● INSTRUCTIONS FOR THE TASK
Collect all the lines that mention the word "chart".

● INPUT ROWS
::::::::
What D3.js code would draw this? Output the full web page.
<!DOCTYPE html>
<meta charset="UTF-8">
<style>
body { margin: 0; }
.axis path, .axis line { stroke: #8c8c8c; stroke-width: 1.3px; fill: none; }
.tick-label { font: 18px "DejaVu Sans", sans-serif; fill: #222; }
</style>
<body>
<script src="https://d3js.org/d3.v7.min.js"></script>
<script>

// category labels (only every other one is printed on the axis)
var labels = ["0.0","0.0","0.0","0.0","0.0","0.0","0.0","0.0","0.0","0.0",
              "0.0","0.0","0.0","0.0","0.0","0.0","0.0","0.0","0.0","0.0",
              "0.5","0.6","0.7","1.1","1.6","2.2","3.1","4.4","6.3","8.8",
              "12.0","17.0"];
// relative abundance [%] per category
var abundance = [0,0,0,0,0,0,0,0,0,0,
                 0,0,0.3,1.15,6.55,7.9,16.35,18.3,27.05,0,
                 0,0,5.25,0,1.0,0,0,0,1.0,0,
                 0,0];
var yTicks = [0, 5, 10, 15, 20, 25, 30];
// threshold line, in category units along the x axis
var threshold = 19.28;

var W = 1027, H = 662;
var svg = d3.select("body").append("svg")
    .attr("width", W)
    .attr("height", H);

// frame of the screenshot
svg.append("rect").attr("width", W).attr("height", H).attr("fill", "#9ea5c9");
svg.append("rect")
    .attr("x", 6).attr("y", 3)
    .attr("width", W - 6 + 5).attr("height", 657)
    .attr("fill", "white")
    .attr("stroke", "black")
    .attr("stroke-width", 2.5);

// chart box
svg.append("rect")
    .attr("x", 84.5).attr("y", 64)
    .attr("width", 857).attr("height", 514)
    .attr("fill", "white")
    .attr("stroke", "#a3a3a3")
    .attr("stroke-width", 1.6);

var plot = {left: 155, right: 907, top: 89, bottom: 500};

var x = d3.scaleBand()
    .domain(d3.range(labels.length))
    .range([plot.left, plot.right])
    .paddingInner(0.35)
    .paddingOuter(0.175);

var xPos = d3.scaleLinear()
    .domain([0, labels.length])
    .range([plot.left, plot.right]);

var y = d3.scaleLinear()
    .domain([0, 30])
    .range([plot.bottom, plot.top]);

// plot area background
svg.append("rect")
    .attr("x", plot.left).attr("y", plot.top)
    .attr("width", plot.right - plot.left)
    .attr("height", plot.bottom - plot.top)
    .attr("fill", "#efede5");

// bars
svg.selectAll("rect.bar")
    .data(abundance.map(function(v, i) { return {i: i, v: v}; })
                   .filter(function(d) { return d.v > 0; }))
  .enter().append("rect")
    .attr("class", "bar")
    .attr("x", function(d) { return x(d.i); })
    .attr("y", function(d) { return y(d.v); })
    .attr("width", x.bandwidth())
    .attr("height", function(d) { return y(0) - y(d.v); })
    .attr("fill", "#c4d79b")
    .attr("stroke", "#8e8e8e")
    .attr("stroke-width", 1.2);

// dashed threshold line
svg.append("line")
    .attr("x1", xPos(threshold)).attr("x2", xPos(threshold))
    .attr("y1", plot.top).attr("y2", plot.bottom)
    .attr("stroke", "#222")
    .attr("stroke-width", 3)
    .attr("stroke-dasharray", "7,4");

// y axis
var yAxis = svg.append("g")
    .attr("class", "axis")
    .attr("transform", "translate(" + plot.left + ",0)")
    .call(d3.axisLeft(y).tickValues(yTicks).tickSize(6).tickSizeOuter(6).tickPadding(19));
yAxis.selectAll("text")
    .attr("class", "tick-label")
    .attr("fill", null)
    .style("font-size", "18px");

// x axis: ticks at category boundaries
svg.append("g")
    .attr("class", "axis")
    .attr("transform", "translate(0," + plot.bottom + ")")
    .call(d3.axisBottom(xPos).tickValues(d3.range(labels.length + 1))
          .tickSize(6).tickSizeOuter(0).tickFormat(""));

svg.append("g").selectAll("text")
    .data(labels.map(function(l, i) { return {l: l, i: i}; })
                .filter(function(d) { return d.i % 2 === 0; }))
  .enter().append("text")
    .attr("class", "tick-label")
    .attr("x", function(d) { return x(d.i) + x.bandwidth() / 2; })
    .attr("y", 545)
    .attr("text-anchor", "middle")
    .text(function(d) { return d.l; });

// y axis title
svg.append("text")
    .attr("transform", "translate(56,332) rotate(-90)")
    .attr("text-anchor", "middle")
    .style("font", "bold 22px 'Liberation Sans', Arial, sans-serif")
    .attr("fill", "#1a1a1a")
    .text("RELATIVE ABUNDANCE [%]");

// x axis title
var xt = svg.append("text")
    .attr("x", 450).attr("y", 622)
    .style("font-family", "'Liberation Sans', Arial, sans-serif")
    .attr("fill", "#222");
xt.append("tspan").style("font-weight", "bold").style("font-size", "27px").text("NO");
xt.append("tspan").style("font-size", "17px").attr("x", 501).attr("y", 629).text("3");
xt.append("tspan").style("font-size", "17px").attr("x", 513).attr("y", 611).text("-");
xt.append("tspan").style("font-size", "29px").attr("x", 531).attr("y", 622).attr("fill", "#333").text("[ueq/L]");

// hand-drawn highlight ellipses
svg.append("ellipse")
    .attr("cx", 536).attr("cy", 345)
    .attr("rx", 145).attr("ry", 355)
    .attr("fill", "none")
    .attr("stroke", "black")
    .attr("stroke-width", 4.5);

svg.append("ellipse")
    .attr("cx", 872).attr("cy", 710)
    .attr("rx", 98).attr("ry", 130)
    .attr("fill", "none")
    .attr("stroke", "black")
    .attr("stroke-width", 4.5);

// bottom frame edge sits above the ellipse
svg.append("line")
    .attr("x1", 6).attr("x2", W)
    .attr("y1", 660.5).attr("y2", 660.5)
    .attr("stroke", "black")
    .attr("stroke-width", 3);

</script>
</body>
::::::::
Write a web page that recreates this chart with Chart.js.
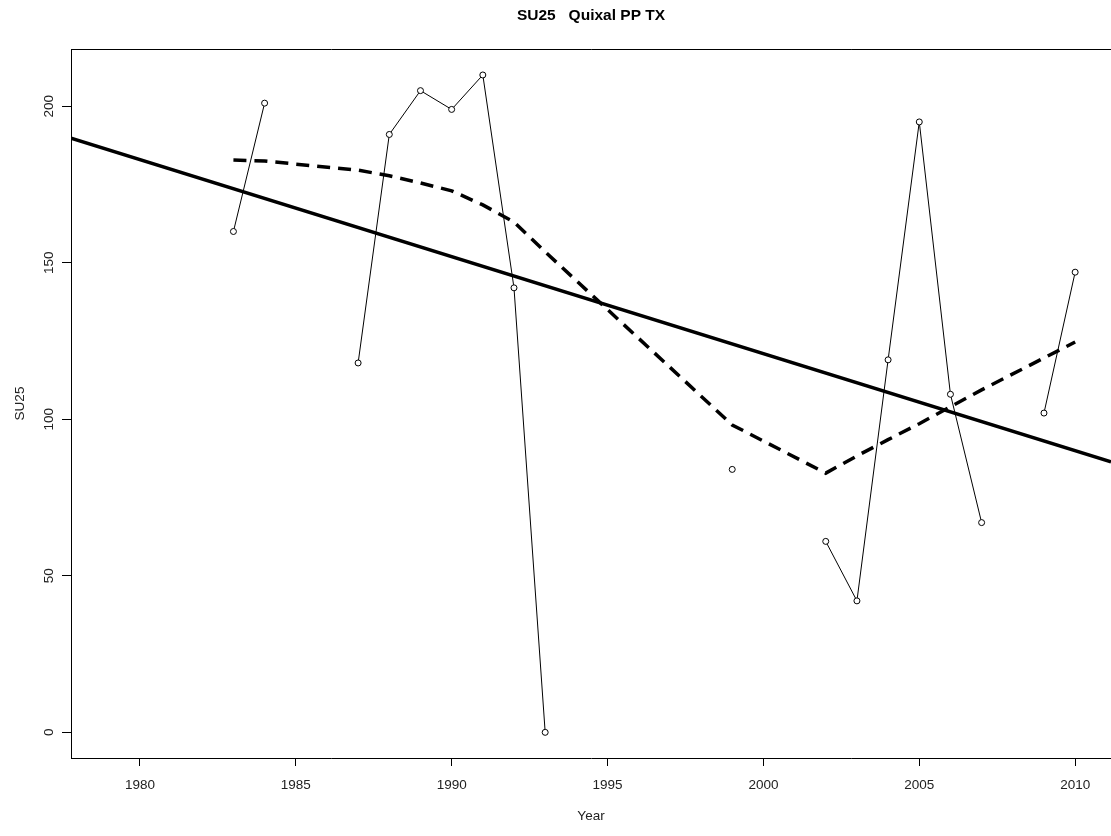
::::::::
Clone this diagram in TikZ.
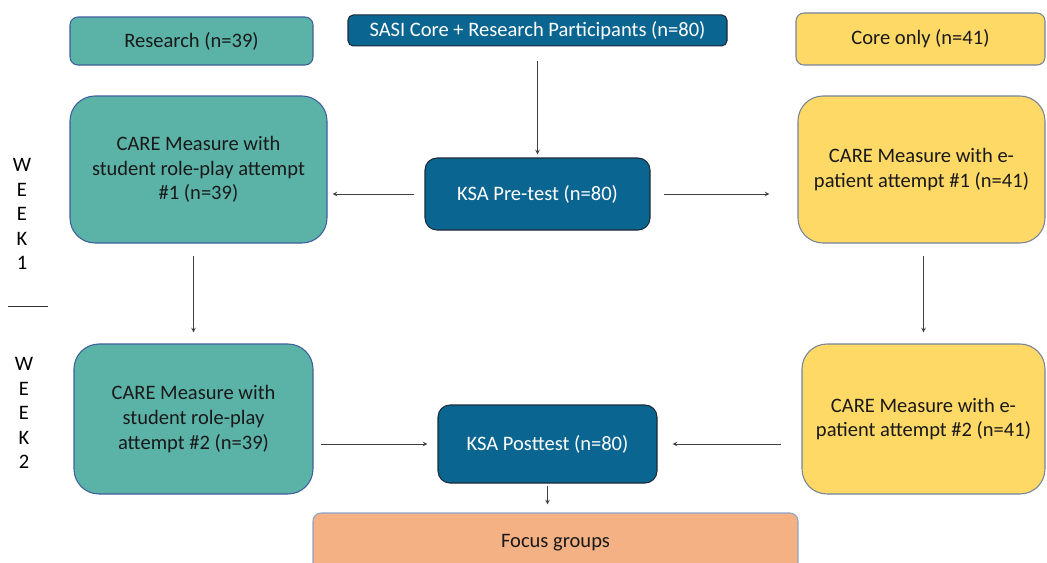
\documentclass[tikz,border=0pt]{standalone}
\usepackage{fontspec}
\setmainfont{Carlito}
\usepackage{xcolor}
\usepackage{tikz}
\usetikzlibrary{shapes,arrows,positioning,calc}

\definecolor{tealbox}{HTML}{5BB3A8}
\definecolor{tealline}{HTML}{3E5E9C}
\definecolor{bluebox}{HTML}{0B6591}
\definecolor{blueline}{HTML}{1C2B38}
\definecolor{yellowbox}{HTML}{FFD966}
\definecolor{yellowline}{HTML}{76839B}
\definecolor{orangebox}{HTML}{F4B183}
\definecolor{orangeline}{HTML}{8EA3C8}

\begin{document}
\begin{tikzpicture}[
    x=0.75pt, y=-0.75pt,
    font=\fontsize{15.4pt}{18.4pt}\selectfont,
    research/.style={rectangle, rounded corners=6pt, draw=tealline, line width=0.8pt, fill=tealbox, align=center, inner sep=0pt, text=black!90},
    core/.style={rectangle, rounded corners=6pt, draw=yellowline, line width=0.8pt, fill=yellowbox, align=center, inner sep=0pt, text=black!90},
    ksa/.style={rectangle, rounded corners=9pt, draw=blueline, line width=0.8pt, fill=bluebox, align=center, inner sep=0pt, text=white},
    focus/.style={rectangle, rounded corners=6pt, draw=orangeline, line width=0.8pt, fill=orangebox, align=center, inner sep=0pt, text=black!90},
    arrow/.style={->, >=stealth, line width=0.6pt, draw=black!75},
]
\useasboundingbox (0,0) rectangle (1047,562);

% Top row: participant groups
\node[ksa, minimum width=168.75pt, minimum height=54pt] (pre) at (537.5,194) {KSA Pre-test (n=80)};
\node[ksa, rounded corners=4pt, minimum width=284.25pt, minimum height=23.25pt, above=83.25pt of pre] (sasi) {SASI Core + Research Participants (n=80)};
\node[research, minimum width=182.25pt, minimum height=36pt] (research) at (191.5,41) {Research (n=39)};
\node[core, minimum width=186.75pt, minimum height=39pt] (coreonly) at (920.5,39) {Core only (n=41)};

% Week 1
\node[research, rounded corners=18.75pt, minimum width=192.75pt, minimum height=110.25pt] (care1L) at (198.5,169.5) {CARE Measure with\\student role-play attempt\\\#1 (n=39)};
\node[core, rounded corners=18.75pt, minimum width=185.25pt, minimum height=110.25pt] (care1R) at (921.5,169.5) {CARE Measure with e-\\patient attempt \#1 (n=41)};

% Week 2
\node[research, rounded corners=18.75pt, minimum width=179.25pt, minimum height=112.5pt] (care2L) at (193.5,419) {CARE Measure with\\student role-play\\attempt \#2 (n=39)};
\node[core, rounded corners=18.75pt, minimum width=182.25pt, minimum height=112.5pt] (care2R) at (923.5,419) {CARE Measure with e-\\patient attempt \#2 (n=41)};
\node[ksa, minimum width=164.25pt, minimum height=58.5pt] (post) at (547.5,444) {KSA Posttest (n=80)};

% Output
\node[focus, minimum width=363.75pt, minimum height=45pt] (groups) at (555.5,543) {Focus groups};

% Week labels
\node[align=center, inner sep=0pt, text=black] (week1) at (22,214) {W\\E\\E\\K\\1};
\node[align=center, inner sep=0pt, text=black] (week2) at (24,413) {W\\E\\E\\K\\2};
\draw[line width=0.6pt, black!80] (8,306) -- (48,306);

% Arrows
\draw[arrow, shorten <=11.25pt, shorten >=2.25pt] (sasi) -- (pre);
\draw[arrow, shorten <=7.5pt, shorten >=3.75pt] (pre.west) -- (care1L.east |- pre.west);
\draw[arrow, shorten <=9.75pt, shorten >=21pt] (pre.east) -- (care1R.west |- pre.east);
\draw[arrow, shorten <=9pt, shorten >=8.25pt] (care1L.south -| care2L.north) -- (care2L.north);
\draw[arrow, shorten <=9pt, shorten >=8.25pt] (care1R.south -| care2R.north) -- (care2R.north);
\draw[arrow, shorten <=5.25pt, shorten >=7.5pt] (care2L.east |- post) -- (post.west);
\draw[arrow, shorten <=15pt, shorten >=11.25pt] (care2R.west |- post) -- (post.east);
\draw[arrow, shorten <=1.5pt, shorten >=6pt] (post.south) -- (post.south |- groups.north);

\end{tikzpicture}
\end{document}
::::::::
● FULL OUTPUT
// chart box
Write a web page that recreates this chart with Chart.js.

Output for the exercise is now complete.